Certo sono più sapiente io di quest’uomo, anche se poi, probabilmente, tutti e due non sappiamo proprio un bel niente; soltanto che lui crede di sapere e non sa nulla, mentre io, se non so niente, ne sono per lo meno convinto, perciò, un tantino di più ne so di costui, non fosse altro per il fatto che ciò che non so, nemmeno credo di saperlo. (Platone, “Apologia di Socrate”)
Cosa direbbe Socrate nel mondo di oggi, dove fra Facebook, tv e social vari impazzano slogan, dibattiti accesi fondati sul nulla, affermazioni opinabilissime propugnate come verità assolute e dove soprattutto domina il famigerato “so-tutto-io”?
L’antitesi del Dubbio socratico, questo personaggio che, appunto, sa sempre tutto di tutto, e che considera se stesso una spanna al di sopra di chiunque in termini di competenza e affidabilità, è stato di recente oggetto di uno studio pubblicato lo scorso Maggio sul Journal of Experimental Social Psychology.
Chiariamo subito che qui non si parla di coloro che, a fronte di situazioni particolari, bluffano o improvvisano in modo consapevole, ostentando finta sicurezza per cavarsi di impaccio (abbiamo tutti aneddoti da interrogazione scolastica).
Gli individui presi in esame sono proprio convinti in buona fede di saperne più degli altri e si sentono quindi non in diritto, ma quasi in dovere di affermare in modo perentorio il proprio punto di vista in qualunque campo.
Lo studio condotto da due ricercatori dell’Università del Michigan ha sottoposto il campione di persone selezionate a una sequenza di test molto precisi su quattro diversi argomenti politici. Sono emersi alcuni tratti comuni:
• Maggiore è la convinzione di essere nel giusto, maggiore è il divario fra convinzione e realtà.
• A fronte della possibilità di approfondire ulteriormente l’argomento, chi si considera nel giusto tende a preferire le fonti a proprio favore, pur nella consapevolezza di aver scartato quelle discordanti.
• Solo quando poste di fronte all’evidenza, queste persone accettano di prendere in considerazione le fonti precedentemente scartate pur manifestando molta riluttanza a rinunciare alla convinzione di essere comunque nel giusto.
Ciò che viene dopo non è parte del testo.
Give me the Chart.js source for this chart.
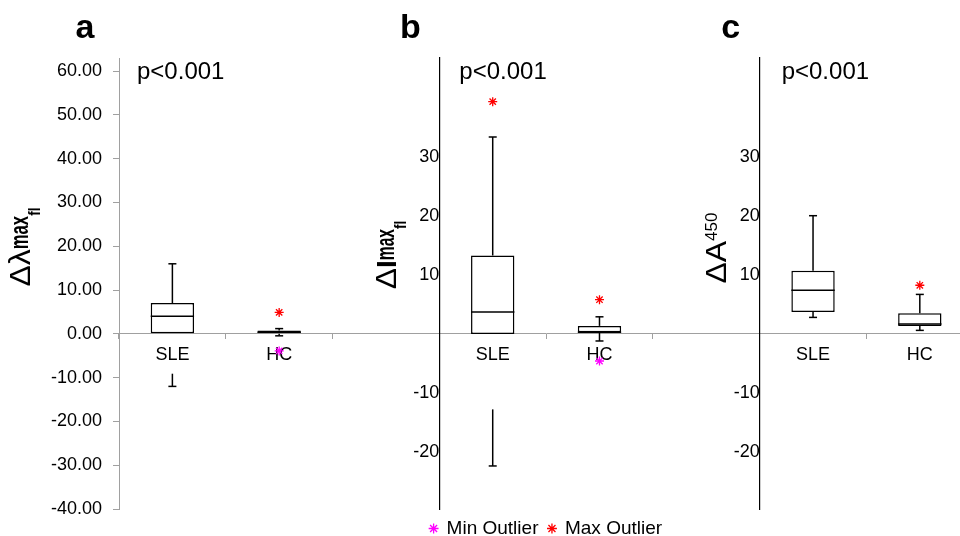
<!DOCTYPE html>
<html>
<head>
<meta charset="utf-8">
<script src="https://cdn.jsdelivr.net/npm/chart.js"></script>
<title>SLE vs HC</title>
<style>
  html, body { margin: 0; padding: 0; background: #fff; overflow: hidden; }
  #wrap { width: 979px; height: 536px; }
</style>
</head>
<body>
<div id="wrap">
  <canvas id="myChart"></canvas>
</div>

<script>
// groups in every panel, and the shared x axis (3 panels, empty slot between them)
const groups = ['SLE', 'HC'];
const xLabels = ['SLE', 'HC', '', 'SLE', 'HC', '', 'SLE', 'HC'];

// panel a : delta lambda max fl
const lambdaBoxLow = [0, 0];
const lambdaBoxHigh = [7.05, 0.75];
const lambdaMedian = [4.0, 0.35];
const lambdaWhiskerHigh = [16.0, 1.2];
const lambdaLowerFrom = [-9.1, 0];
const lambdaWhiskerLow = [-12.0, -0.45];
const lambdaMinOutlier = [null, -3.9];
const lambdaMaxOutlier = [null, 4.9];
const lambdaTicks = [-40, -30, -20, -10, 0, 10, 20, 30, 40, 50, 60];

// panel b : delta I max fl
const intensityBoxLow = [0, 0.28];
const intensityBoxHigh = [13.3, 1.36];
const intensityMedian = [3.7, 0.3];
const intensityWhiskerHigh = [33.4, 2.9];
const intensityLowerFrom = [-12.8, 0.28];
const intensityWhiskerLow = [-22.4, -1.2];
const intensityMinOutlier = [null, -4.6];
const intensityMaxOutlier = [39.4, 5.8];
const intensityTicks = [-20, -10, 10, 20, 30];

// panel c : delta A 450
const absBoxLow = [3.7, 1.36];
const absBoxHigh = [10.7, 3.5];
const absMedian = [7.4, 1.7];
const absWhiskerHigh = [20.05, 6.7];
const absLowerFrom = [3.7, 1.36];
const absWhiskerLow = [2.8, 0.6];
const absMinOutlier = [null, null];
const absMaxOutlier = [null, 8.25];
const absTicks = [-20, -10, 10, 20, 30];

const pValues = ['p<0.001', 'p<0.001', 'p<0.001'];

const FONT = "'Liberation Sans', Arial, sans-serif";
Chart.defaults.font.family = FONT;
Chart.defaults.color = '#000';

const panels = [
  { axis: 'ya', slot: 0, letter: 'a', letterDx: -34, pDx: 18, titleDx: -89, titleY: 247,
    boxLow: lambdaBoxLow, boxHigh: lambdaBoxHigh, median: lambdaMedian,
    whiskerHigh: lambdaWhiskerHigh, lowerFrom: lambdaLowerFrom, whiskerLow: lambdaWhiskerLow,
    minOut: lambdaMinOutlier, maxOut: lambdaMaxOutlier,
    title: [['Δλ', '29px', 0, 1.1], ['max', 'bold 26px', -2, 0.64], ['fl', 'bold 17px', 10, 0.8]] },
  { axis: 'yb', slot: 3, letter: 'b', letterDx: -29, pDx: 20, titleDx: -43, titleY: 255,
    boxLow: intensityBoxLow, boxHigh: intensityBoxHigh, median: intensityMedian,
    whiskerHigh: intensityWhiskerHigh, lowerFrom: intensityLowerFrom, whiskerLow: intensityWhiskerLow,
    minOut: intensityMinOutlier, maxOut: intensityMaxOutlier,
    title: [['Δ', '29px', 0, 1.1], ['I', 'bold 28px', 0, 1], ['max', 'bold 26px', -2, 0.6], ['fl', 'bold 17px', 10, 0.8]] },
  { axis: 'yc', slot: 6, letter: 'c', letterDx: -29, pDx: 22, titleDx: -34, titleY: 248,
    boxLow: absBoxLow, boxHigh: absBoxHigh, median: absMedian,
    whiskerHigh: absWhiskerHigh, lowerFrom: absLowerFrom, whiskerLow: absWhiskerLow,
    minOut: absMinOutlier, maxOut: absMaxOutlier,
    title: [['ΔA', '29px', 0, 1.1], ['450', '17px', -9, 1]] }
];

// put a panel's two values into its slots of the shared x axis
function slots(values, start) {
  const out = xLabels.map(() => null);
  values.forEach((v, i) => { out[start + i] = v; });
  return out;
}

const datasets = [];
panels.forEach(p => {
  datasets.push({
    type: 'bar',
    label: 'box ' + p.letter,
    yAxisID: p.axis,
    data: slots(p.boxLow.map((v, i) => [v, p.boxHigh[i]]), p.slot),
    backgroundColor: '#fff',
    borderColor: '#000',
    borderWidth: 1.5,
    borderSkipped: false,
    grouped: false,
    barPercentage: 0.406,
    categoryPercentage: 1
  });
});
panels.forEach(p => {
  datasets.push({
    type: 'line', label: 'Min Outlier', yAxisID: p.axis,
    data: slots(p.minOut, p.slot), showLine: false,
    pointStyle: 'star', pointRadius: 4.5, borderColor: '#ff00ff', backgroundColor: '#ff00ff', borderWidth: 1.3
  });
  datasets.push({
    type: 'line', label: 'Max Outlier', yAxisID: p.axis,
    data: slots(p.maxOut, p.slot), showLine: false,
    pointStyle: 'star', pointRadius: 4.5, borderColor: '#ff0000', backgroundColor: '#ff0000', borderWidth: 1.3
  });
});

// whiskers, caps and medians, placed from the box bars and the panel's y scale
const boxPlotLines = {
  id: 'boxPlotLines',
  afterDatasetsDraw(chart) {
    const ctx = chart.ctx;
    ctx.save();
    ctx.strokeStyle = '#000';
    ctx.lineWidth = 1.5;
    const line = (x1, y1, x2, y2) => { ctx.beginPath(); ctx.moveTo(x1, y1); ctx.lineTo(x2, y2); ctx.stroke(); };
    panels.forEach((p, k) => {
      const ys = chart.scales[p.axis];
      const meta = chart.getDatasetMeta(k);
      const y = v => ys.getPixelForValue(v);
      groups.forEach((g, i) => {
        const bar = meta.data[p.slot + i];
        const x = bar.x, half = bar.width / 2, cap = 4;
        line(x - half, y(p.median[i]), x + half, y(p.median[i]));
        line(x, y(p.boxHigh[i]), x, y(p.whiskerHigh[i]));
        line(x - cap, y(p.whiskerHigh[i]), x + cap, y(p.whiskerHigh[i]));
        line(x, y(p.lowerFrom[i]), x, y(p.whiskerLow[i]));
        line(x - cap, y(p.whiskerLow[i]), x + cap, y(p.whiskerLow[i]));
      });
    });
    ctx.restore();
  }
};

// panel letters, p values and the rotated axis titles
const panelText = {
  id: 'panelText',
  afterDraw(chart) {
    const ctx = chart.ctx;
    const xs = chart.scales.x;
    ctx.save();
    ctx.fillStyle = '#000';
    ctx.textBaseline = 'alphabetic';
    panels.forEach((p, k) => {
      const ax = xs.getPixelForValue(p.slot - 0.5);
      ctx.textAlign = 'center';
      ctx.font = 'bold 34px ' + FONT;
      ctx.fillText(p.letter, ax + p.letterDx, 38);
      ctx.textAlign = 'left';
      ctx.font = '24px ' + FONT;
      ctx.fillText(pValues[k], ax + p.pDx, 79);

      ctx.save();
      ctx.translate(ax + p.titleDx, p.titleY);
      ctx.rotate(-Math.PI / 2);
      let total = 0;
      p.title.forEach(t => { ctx.font = t[1] + ' ' + FONT; total += ctx.measureText(t[0]).width * t[3]; });
      let tx = -total / 2;
      p.title.forEach(t => {
        ctx.font = t[1] + ' ' + FONT;
        const w = ctx.measureText(t[0]).width * t[3];
        ctx.save();
        ctx.translate(tx, t[2]);
        ctx.scale(t[3], 1);
        ctx.fillText(t[0], 0, 0);
        ctx.restore();
        tx += w;
      });
      ctx.restore();
    });
    ctx.restore();
  }
};

const ctx = document.getElementById('myChart');
const chart = new Chart(ctx, {
  type: 'bar',
  data: { labels: xLabels, datasets: datasets },
  plugins: [boxPlotLines, panelText],
  options: {
    responsive: true,
    maintainAspectRatio: false,
    animation: false,
    events: [],
    layout: { padding: { top: 58, left: 0, right: 2, bottom: 0 } },
    scales: {
      x: {
        type: 'category',
        offset: true,
        position: { ya: 0 },
        grid: { display: true, drawOnChartArea: false, drawTicks: true, tickLength: 5, offset: true, color: '#a0a0a0' },
        border: { color: '#a0a0a0', width: 1 },
        ticks: { autoSkip: false, maxRotation: 0, padding: 5, font: { size: 18 }, color: '#000' }
      },
      ya: {
        type: 'linear',
        position: 'left',
        min: -40,
        max: 63,
        afterBuildTicks: s => { s.ticks = lambdaTicks.map(v => ({ value: v })); },
        afterFit: s => { s.width = 119; },
        grid: { drawOnChartArea: false, tickLength: 6, color: '#a0a0a0' },
        border: { color: '#a0a0a0', width: 1 },
        ticks: { padding: 11, font: { size: 18 }, color: '#000', callback: v => v.toFixed(2) }
      },
      yb: {
        type: 'linear',
        position: { x: 2.5 },
        min: -29.7,
        max: 46.8,
        afterBuildTicks: s => { s.ticks = intensityTicks.map(v => ({ value: v })); },
        grid: { display: true, drawOnChartArea: false, drawTicks: false },
        border: { color: '#000', width: 1.2 },
        ticks: { padding: 5, font: { size: 18 }, color: '#000', callback: v => String(v) }
      },
      yc: {
        type: 'linear',
        position: { x: 5.5 },
        min: -29.7,
        max: 46.8,
        afterBuildTicks: s => { s.ticks = absTicks.map(v => ({ value: v })); },
        grid: { display: true, drawOnChartArea: false, drawTicks: false },
        border: { color: '#000', width: 1.2 },
        ticks: { padding: 5, font: { size: 18 }, color: '#000', callback: v => String(v) }
      }
    },
    plugins: {
      tooltip: { enabled: false },
      title: { display: false },
      legend: {
        display: true,
        position: 'bottom',
        fullSize: false,
        maxHeight: 27,
        labels: {
          usePointStyle: true,
          boxWidth: 7,
          boxHeight: 7,
          padding: 10,
          color: '#000',
          font: { size: 19 },
          filter: (item, data) => item.text.indexOf('Outlier') >= 0 &&
            data.datasets.findIndex(d => d.label === item.text) === item.datasetIndex
        }
      }
    }
  }
});
</script>
</body>
</html>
Quello che comunemente viene definito “complesso di superiorità” cela in realtà insicurezze e fragilità di fondo, che sottintendono la difficoltà ad aprirsi al cambiamento, e potrebbe anche essere in casi specifici parte delle strategie di adattamento tipiche di alcune condizioni quali il disturbo da deficit di attenzione o da personalità narcisistica.
Al di là di facili ironie o di un generico senso di fastidio, quindi, come dobbiamo comportarci se incontriamo un “so-tutto-io”, in modo da evitare etichette antipatiche, attenuare conflitti o attriti e offrire reale supporto?
La terapista familiare e di coppia Linda Lewis Griffith, nella sua rubrica sul The Tribune, suggerisce alcune tecniche di interazione: cercare di essere pazienti e comprensivi; resistere alla tentazione di cadere nella contraddizione ostinata, ma allo stesso tempo definire i propri limiti e affermare con chiarezza la propria opinione; non sminuire o ridicolizzare, piuttosto evidenziare competenze e lati positivi dell’interlocutore; offrire feedback mirati e, soprattutto, cercare di non prenderla mai sul personale.